Recognizing that even movie reviewers need time off in the summer, the gods of cinema gave us Absolutely Fabulous, a movie that couldn’t be any easier to review. It requires only two things:
1. A statement as to whether fans will like it (they will), couched in a warning that if you’ve previously never seen the show, this may not be the place to start. Not because there’s any back-story to catch up with, but because it’s a bit of an acquired taste, especially for American audiences who aren’t used to how gleefully mean British sitcoms can be. (The ones that are shown on PBS are the exception.)
2, A cursory rundown of what, in another film, would be called the plot, padded out with examples from AbFab creator/writer/co-star Jennifer Saunders’s bottomless bag of gags. As they have been since the show debuted in 1992, Edina (Saunders) and Patsy (Joanna Lumley, whose agelessness has been used as a ghoulish joke since at least the last episodes of AbFab in 2012) are bottom feeders in the British fashion industry. Nominally Eddy is a PR agent and Patsy a magazine editor, but they have long perfected the art of having others do their work for them, leaving them free to drink, take drugs, and spend money 24-7.

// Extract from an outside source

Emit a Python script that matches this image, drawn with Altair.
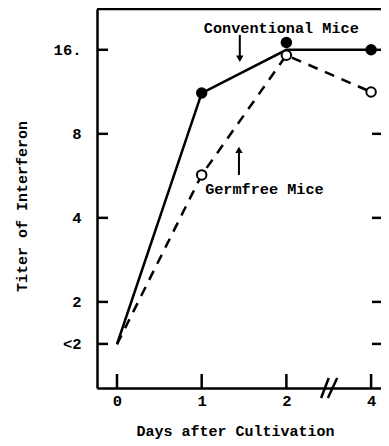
import altair as alt
import pandas as pd

# ---- data ----
day_pos = [0, 1, 2, 3]              # plotting positions (axis break between 2 and 4)
day_labels = ["0", "1", "2", "4"]
conv_line_vals = [1.41, 11.2, 16.0, 16.0]   # Conventional mice, line
conv_pt_pos = [1, 2, 3]
conv_pt_vals = [11.2, 17.0, 16.0]          # Conventional mice, filled dots
germ_line_vals = [1.41, 5.7, 15.3, 11.3]   # Germfree mice, dashed line
germ_pt_pos = [1, 2, 3]
germ_pt_vals = [5.7, 15.3, 11.3]           # Germfree mice, open circles
y_tick_vals = [1.414, 2, 4, 8, 16]

FONT = "Liberation Mono"
W, H = 284, 379

conv_line = pd.DataFrame({"x": day_pos, "y": conv_line_vals})
conv_pts = pd.DataFrame({"x": conv_pt_pos, "y": conv_pt_vals})
germ_line = pd.DataFrame({"x": day_pos, "y": germ_line_vals})
germ_pts = pd.DataFrame({"x": germ_pt_pos, "y": germ_pt_vals})
yticks = pd.DataFrame({"y": y_tick_vals})
xticks = pd.DataFrame({"x": day_pos})

xscale = alt.Scale(domain=[-0.236, 3.117], nice=False, zero=False)
yscale = alt.Scale(type="log", base=2, domain=[0.983, 22.4], nice=False)

xaxis = alt.Axis(
    values=day_pos,
    labelExpr="datum.value == 3 ? '4' : format(datum.value, 'd')",
    title="Days after Cultivation",
    titleX=138, titleY=42, titleBaseline="middle", titleAlign="center",
    labelPadding=5,
)
yaxis = alt.Axis(
    values=y_tick_vals,
    labelExpr="datum.value < 1.9 ? '<2' : (datum.value > 15 ? '16.' : format(datum.value, 'd'))",
    title="Titer of Interferon",
    titleX=-76, titleY=197, titleAngle=270, titleAlign="center", titleBaseline="middle",
    labelPadding=16,
)


def X(f):
    return alt.X(f, scale=xscale, axis=xaxis)


def Y(f):
    return alt.Y(f, scale=yscale, axis=yaxis)


conv = alt.Chart(conv_line).mark_line(color="black", strokeWidth=2.5).encode(
    x=X("x:Q"), y=Y("y:Q"),
)
germ = alt.Chart(germ_line).mark_line(color="black", strokeWidth=2.5, strokeDash=[10, 8]).encode(
    x=X("x:Q"), y=Y("y:Q")
)
conv_p = alt.Chart(conv_pts).mark_point(filled=True, color="black", size=130, opacity=1).encode(
    x=X("x:Q"), y=Y("y:Q")
)
germ_p = alt.Chart(germ_pts).mark_point(filled=True, fill="white", stroke="black", strokeWidth=2,
                                         size=90, opacity=1).encode(
    x=X("x:Q"), y=Y("y:Q")
)

# inward ticks
ytick_l = alt.Chart(yticks).mark_rule(color="black", strokeWidth=2.5).encode(
    y=Y("y:Q"), x=alt.value(0), x2=alt.value(11)
)
ytick_r = alt.Chart(yticks).mark_rule(color="black", strokeWidth=2.5).encode(
    y=Y("y:Q"), x=alt.value(W - 9), x2=alt.value(W)
)
xtick = alt.Chart(xticks).mark_rule(color="black", strokeWidth=2.5).encode(
    x=X("x:Q"), y=alt.value(H - 14), y2=alt.value(H)
)
top_line = alt.Chart(pd.DataFrame({"a": [0]})).mark_rule(color="black", strokeWidth=2.5).encode(
    x=alt.value(0), x2=alt.value(W), y=alt.value(0)
)

# axis break marks "//"
brk = pd.DataFrame({"x": [2.41, 2.49], "x1": [2.50, 2.60]})
break_marks = alt.Chart(brk).mark_rule(color="black", strokeWidth=2.5).encode(
    x=X("x:Q"), x2="x1:Q", y=alt.value(H + 10), y2=alt.value(H - 10)
)

# annotations
labels = pd.DataFrame({"x": [1.94, 1.74], "y": [19.2, 5.08],
                       "t": ["Conventional Mice", "Germfree Mice"]})
text = alt.Chart(labels).mark_text(font=FONT, fontWeight="bold", fontSize=15.2, color="black").encode(
    x=X("x:Q"), y=Y("y:Q"), text="t:N"
)
shafts = pd.DataFrame({"x": [1.45, 1.44], "y": [18.1, 5.7], "y2": [15.1, 6.9]})
shaft = alt.Chart(shafts).mark_rule(color="black", strokeWidth=2).encode(
    x=X("x:Q"), y=Y("y:Q"), y2="y2:Q"
)
heads = pd.DataFrame({"x": [1.45, 1.44], "y": [14.86, 7.01], "s": ["triangle-down", "triangle-up"]})
head = alt.Chart(heads).mark_point(filled=True, color="black", size=55, opacity=1).encode(
    x=X("x:Q"), y=Y("y:Q"),
    shape=alt.Shape("s:N", scale=None, legend=None),
)

chart = alt.layer(
    conv, germ, conv_p, germ_p, ytick_l, ytick_r, xtick, top_line, break_marks, text, shaft, head
).properties(
    width=W, height=H,
    padding={"left": 89, "top": 1, "right": 0, "bottom": 52},
    autosize=alt.AutoSizeParams(type="none"),
).configure_view(stroke=None).configure_axis(
    grid=False, ticks=False, domainColor="black", domainWidth=2.5,
    labelFont=FONT, labelFontWeight="bold", labelFontSize=15.5, labelColor="black",
    titleFont=FONT, titleFontWeight="bold", titleFontSize=15, titleColor="black",
)

chart.save("out.html", embed_options={"renderer": "svg", "actions": False})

As happens periodically on the show, their source of funding dries up. In this case, Eddy’s ex Marshall (Christopher Ryan, whom you may remember as Mike “The Cool Person” on The Young Ones) is cutting them off so as to fund his new life as a woman. (“At least your feet are small—you’ll be able to get shoes,” comments Patsy in a rare moment of empathy.)
Giving that Eddy’s last remaining client is Lulu (if you’re not an Anglophile this just isn’t going to work for you), she sets out find a superstar client. This being a world where Kate Moss still matters—to be fair, it’s also the only one where she ever did—the news that the model is looking for new representation is a godsend to Eddy. By which token, accidentally killing Moss is a one-way ticket to pariahville.
If the fashion industry has ever taken offense at Saunders’s lambastings, you wouldn’t know it from this film, which features wall-to-wall cameos from designers and supermodels past and present. Which isn’t to say you have to be au courant to get all the jokes: Shuddering at Patsy’s too-fond memories of a late 1960s dalliance with her dad, Stella McCartney mutters, “And to think we all blamed Yoko.”
All of the original cast is back, including daughter Saffy (Julia Sawalha), the unthanked voice of reason, and assistant Bubble (Jane Horrocks), whose nickname now inspires not only her clothing but her abode, in a gag that arrives late in the film.
And of course there’s the comic chemistry between the two co-stars: Saunders, overweight and graceless, tottering around on shoes that are as altitudinous as they are ugly, leading to any number of uninhibited pratfalls, and Lumley, for whose career AbFab did what Airplane! did for Leslie Nielsen, so monstrously callous that you almost feel bad for laughing at her. Almost, but not quite.